## Exercise
Write out the listing below in full and exactly, leaving out every picture.

## Provided data
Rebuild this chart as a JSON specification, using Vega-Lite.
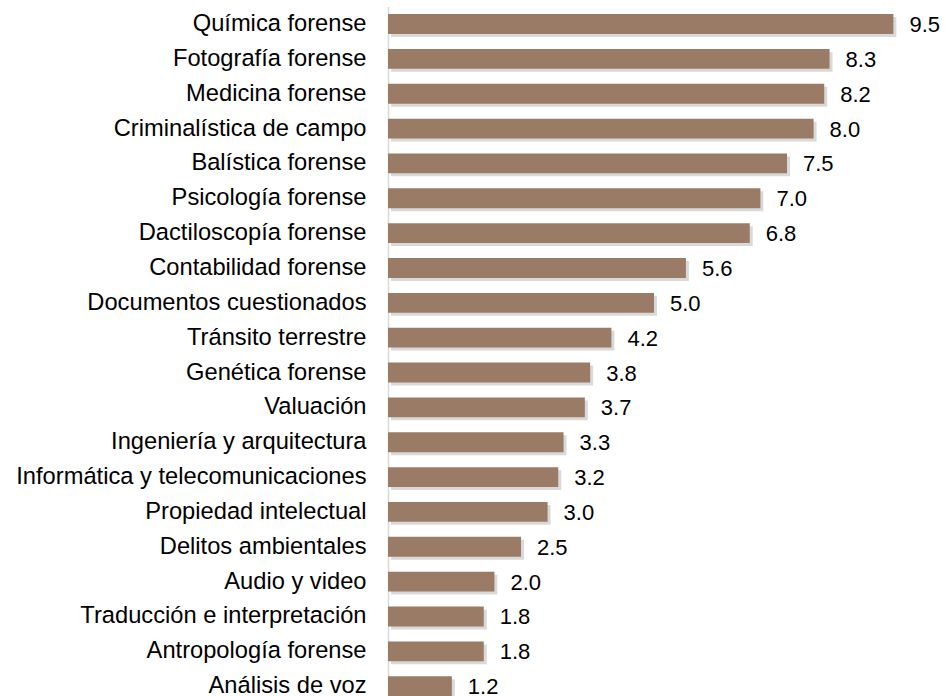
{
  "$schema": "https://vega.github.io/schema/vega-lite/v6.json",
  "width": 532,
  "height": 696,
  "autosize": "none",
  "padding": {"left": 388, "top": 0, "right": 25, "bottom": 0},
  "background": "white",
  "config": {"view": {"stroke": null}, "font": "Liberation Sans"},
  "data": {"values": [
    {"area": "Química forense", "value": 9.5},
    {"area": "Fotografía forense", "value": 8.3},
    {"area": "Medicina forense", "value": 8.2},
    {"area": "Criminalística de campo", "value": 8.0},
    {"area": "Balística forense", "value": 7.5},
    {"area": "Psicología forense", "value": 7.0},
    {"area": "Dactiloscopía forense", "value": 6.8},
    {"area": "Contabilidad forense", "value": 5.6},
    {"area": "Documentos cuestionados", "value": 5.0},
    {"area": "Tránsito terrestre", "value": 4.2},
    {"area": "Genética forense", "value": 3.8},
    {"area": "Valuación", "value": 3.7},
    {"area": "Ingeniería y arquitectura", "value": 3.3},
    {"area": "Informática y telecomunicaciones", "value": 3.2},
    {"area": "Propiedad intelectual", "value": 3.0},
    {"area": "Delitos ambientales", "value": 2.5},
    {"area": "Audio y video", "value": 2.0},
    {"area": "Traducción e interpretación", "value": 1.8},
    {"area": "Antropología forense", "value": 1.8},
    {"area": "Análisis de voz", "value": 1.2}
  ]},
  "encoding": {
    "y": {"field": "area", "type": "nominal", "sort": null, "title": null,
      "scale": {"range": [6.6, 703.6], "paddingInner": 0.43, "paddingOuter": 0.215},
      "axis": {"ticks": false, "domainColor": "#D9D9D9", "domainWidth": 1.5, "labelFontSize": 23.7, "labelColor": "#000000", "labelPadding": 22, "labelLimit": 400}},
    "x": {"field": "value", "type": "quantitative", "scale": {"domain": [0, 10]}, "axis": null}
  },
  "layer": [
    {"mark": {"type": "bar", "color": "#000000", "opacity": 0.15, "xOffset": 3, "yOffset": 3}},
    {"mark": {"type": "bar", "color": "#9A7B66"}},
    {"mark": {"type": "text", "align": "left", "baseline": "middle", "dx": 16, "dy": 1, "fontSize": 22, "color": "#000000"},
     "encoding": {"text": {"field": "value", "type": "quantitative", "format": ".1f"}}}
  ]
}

## Final answer
Rebuild this chart as a JSON specification, using Vega-Lite.
{
  "$schema": "https://vega.github.io/schema/vega-lite/v6.json",
  "width": 532,
  "height": 696,
  "autosize": "none",
  "padding": {"left": 388, "top": 0, "right": 25, "bottom": 0},
  "background": "white",
  "config": {"view": {"stroke": null}, "font": "Liberation Sans"},
  "data": {"values": [
    {"area": "Química forense", "value": 9.5},
    {"area": "Fotografía forense", "value": 8.3},
    {"area": "Medicina forense", "value": 8.2},
    {"area": "Criminalística de campo", "value": 8.0},
    {"area": "Balística forense", "value": 7.5},
    {"area": "Psicología forense", "value": 7.0},
    {"area": "Dactiloscopía forense", "value": 6.8},
    {"area": "Contabilidad forense", "value": 5.6},
    {"area": "Documentos cuestionados", "value": 5.0},
    {"area": "Tránsito terrestre", "value": 4.2},
    {"area": "Genética forense", "value": 3.8},
    {"area": "Valuación", "value": 3.7},
    {"area": "Ingeniería y arquitectura", "value": 3.3},
    {"area": "Informática y telecomunicaciones", "value": 3.2},
    {"area": "Propiedad intelectual", "value": 3.0},
    {"area": "Delitos ambientales", "value": 2.5},
    {"area": "Audio y video", "value": 2.0},
    {"area": "Traducción e interpretación", "value": 1.8},
    {"area": "Antropología forense", "value": 1.8},
    {"area": "Análisis de voz", "value": 1.2}
  ]},
  "encoding": {
    "y": {"field": "area", "type": "nominal", "sort": null, "title": null,
      "scale": {"range": [6.6, 703.6], "paddingInner": 0.43, "paddingOuter": 0.215},
      "axis": {"ticks": false, "domainColor": "#D9D9D9", "domainWidth": 1.5, "labelFontSize": 23.7, "labelColor": "#000000", "labelPadding": 22, "labelLimit": 400}},
    "x": {"field": "value", "type": "quantitative", "scale": {"domain": [0, 10]}, "axis": null}
  },
  "layer": [
    {"mark": {"type": "bar", "color": "#000000", "opacity": 0.15, "xOffset": 3, "yOffset": 3}},
    {"mark": {"type": "bar", "color": "#9A7B66"}},
    {"mark": {"type": "text", "align": "left", "baseline": "middle", "dx": 16, "dy": 1, "fontSize": 22, "color": "#000000"},
     "encoding": {"text": {"field": "value", "type": "quantitative", "format": ".1f"}}}
  ]
}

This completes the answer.